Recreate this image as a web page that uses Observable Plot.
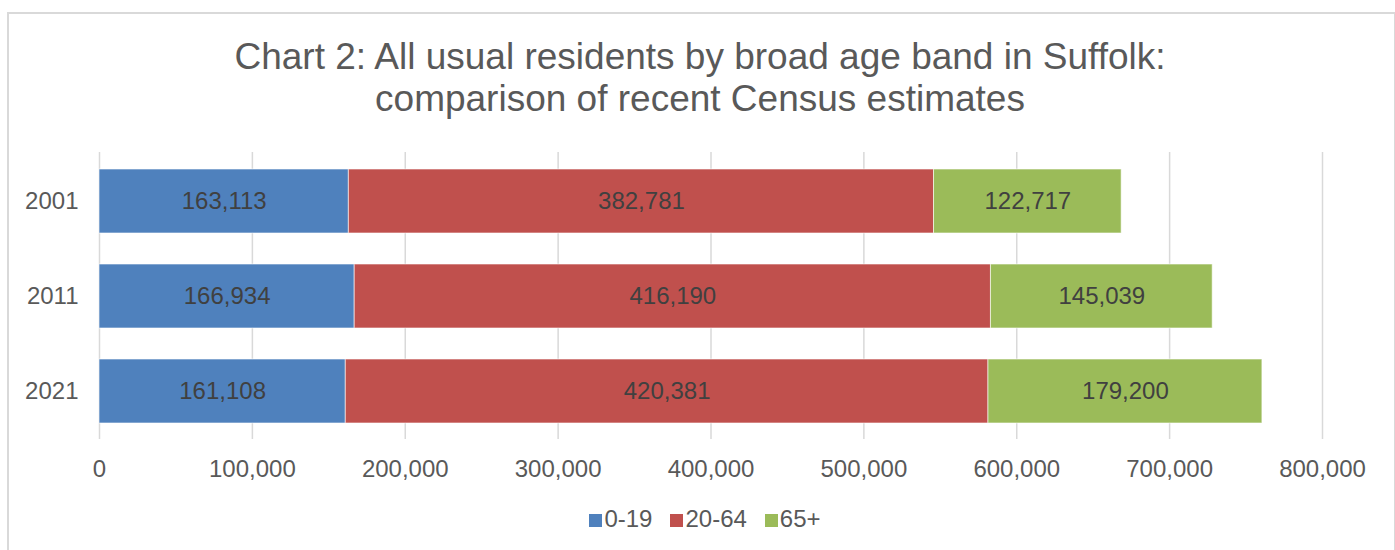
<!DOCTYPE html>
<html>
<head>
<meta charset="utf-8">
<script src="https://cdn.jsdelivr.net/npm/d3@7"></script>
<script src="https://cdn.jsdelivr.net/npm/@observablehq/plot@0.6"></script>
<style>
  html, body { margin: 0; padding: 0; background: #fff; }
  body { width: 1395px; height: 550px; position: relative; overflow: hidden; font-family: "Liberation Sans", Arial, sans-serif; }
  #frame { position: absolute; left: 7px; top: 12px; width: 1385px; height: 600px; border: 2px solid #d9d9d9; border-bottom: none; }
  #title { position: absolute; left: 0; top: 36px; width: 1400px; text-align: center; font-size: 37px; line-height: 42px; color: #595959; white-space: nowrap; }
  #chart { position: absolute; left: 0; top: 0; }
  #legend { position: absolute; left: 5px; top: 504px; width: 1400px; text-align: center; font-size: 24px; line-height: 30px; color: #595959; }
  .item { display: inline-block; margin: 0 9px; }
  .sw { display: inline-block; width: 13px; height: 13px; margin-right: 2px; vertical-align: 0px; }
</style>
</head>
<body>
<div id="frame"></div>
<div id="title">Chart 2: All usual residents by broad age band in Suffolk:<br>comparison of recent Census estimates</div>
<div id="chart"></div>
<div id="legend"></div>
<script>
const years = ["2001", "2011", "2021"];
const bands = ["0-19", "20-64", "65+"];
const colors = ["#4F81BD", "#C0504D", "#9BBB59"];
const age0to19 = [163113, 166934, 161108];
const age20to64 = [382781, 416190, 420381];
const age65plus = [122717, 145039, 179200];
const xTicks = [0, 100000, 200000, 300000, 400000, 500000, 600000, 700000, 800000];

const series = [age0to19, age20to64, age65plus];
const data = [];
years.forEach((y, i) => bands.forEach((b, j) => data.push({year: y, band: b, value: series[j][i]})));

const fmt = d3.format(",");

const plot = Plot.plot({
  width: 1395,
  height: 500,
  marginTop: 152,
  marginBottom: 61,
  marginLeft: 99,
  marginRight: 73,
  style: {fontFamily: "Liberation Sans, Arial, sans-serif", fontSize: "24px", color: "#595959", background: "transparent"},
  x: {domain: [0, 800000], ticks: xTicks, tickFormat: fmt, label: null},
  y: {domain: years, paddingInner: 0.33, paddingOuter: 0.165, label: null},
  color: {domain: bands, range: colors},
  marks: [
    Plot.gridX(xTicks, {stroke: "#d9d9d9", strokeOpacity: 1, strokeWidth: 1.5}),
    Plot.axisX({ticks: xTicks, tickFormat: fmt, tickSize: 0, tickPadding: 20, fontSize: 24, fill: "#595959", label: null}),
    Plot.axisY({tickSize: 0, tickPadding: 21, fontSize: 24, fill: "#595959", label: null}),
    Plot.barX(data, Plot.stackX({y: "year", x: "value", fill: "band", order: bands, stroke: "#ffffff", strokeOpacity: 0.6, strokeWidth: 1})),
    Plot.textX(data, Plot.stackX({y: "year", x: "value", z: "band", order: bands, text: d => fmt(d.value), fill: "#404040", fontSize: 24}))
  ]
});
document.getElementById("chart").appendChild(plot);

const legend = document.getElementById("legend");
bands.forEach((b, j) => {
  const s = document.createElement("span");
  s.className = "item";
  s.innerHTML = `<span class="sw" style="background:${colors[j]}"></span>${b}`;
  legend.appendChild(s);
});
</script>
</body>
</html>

☆ ☆ ☆ ☆ ☆

▸ Aim of the task
Reproduce the material above in full, exactly, with no images.

▸ Result below
Recreate this image as a web page that uses Observable Plot.
<!DOCTYPE html>
<html>
<head>
<meta charset="utf-8">
<script src="https://cdn.jsdelivr.net/npm/d3@7"></script>
<script src="https://cdn.jsdelivr.net/npm/@observablehq/plot@0.6"></script>
<style>
  html, body { margin: 0; padding: 0; background: #fff; }
  body { width: 1395px; height: 550px; position: relative; overflow: hidden; font-family: "Liberation Sans", Arial, sans-serif; }
  #frame { position: absolute; left: 7px; top: 12px; width: 1385px; height: 600px; border: 2px solid #d9d9d9; border-bottom: none; }
  #title { position: absolute; left: 0; top: 36px; width: 1400px; text-align: center; font-size: 37px; line-height: 42px; color: #595959; white-space: nowrap; }
  #chart { position: absolute; left: 0; top: 0; }
  #legend { position: absolute; left: 5px; top: 504px; width: 1400px; text-align: center; font-size: 24px; line-height: 30px; color: #595959; }
  .item { display: inline-block; margin: 0 9px; }
  .sw { display: inline-block; width: 13px; height: 13px; margin-right: 2px; vertical-align: 0px; }
</style>
</head>
<body>
<div id="frame"></div>
<div id="title">Chart 2: All usual residents by broad age band in Suffolk:<br>comparison of recent Census estimates</div>
<div id="chart"></div>
<div id="legend"></div>
<script>
const years = ["2001", "2011", "2021"];
const bands = ["0-19", "20-64", "65+"];
const colors = ["#4F81BD", "#C0504D", "#9BBB59"];
const age0to19 = [163113, 166934, 161108];
const age20to64 = [382781, 416190, 420381];
const age65plus = [122717, 145039, 179200];
const xTicks = [0, 100000, 200000, 300000, 400000, 500000, 600000, 700000, 800000];

const series = [age0to19, age20to64, age65plus];
const data = [];
years.forEach((y, i) => bands.forEach((b, j) => data.push({year: y, band: b, value: series[j][i]})));

const fmt = d3.format(",");

const plot = Plot.plot({
  width: 1395,
  height: 500,
  marginTop: 152,
  marginBottom: 61,
  marginLeft: 99,
  marginRight: 73,
  style: {fontFamily: "Liberation Sans, Arial, sans-serif", fontSize: "24px", color: "#595959", background: "transparent"},
  x: {domain: [0, 800000], ticks: xTicks, tickFormat: fmt, label: null},
  y: {domain: years, paddingInner: 0.33, paddingOuter: 0.165, label: null},
  color: {domain: bands, range: colors},
  marks: [
    Plot.gridX(xTicks, {stroke: "#d9d9d9", strokeOpacity: 1, strokeWidth: 1.5}),
    Plot.axisX({ticks: xTicks, tickFormat: fmt, tickSize: 0, tickPadding: 20, fontSize: 24, fill: "#595959", label: null}),
    Plot.axisY({tickSize: 0, tickPadding: 21, fontSize: 24, fill: "#595959", label: null}),
    Plot.barX(data, Plot.stackX({y: "year", x: "value", fill: "band", order: bands, stroke: "#ffffff", strokeOpacity: 0.6, strokeWidth: 1})),
    Plot.textX(data, Plot.stackX({y: "year", x: "value", z: "band", order: bands, text: d => fmt(d.value), fill: "#404040", fontSize: 24}))
  ]
});
document.getElementById("chart").appendChild(plot);

const legend = document.getElementById("legend");
bands.forEach((b, j) => {
  const s = document.createElement("span");
  s.className = "item";
  s.innerHTML = `<span class="sw" style="background:${colors[j]}"></span>${b}`;
  legend.appendChild(s);
});
</script>
</body>
</html>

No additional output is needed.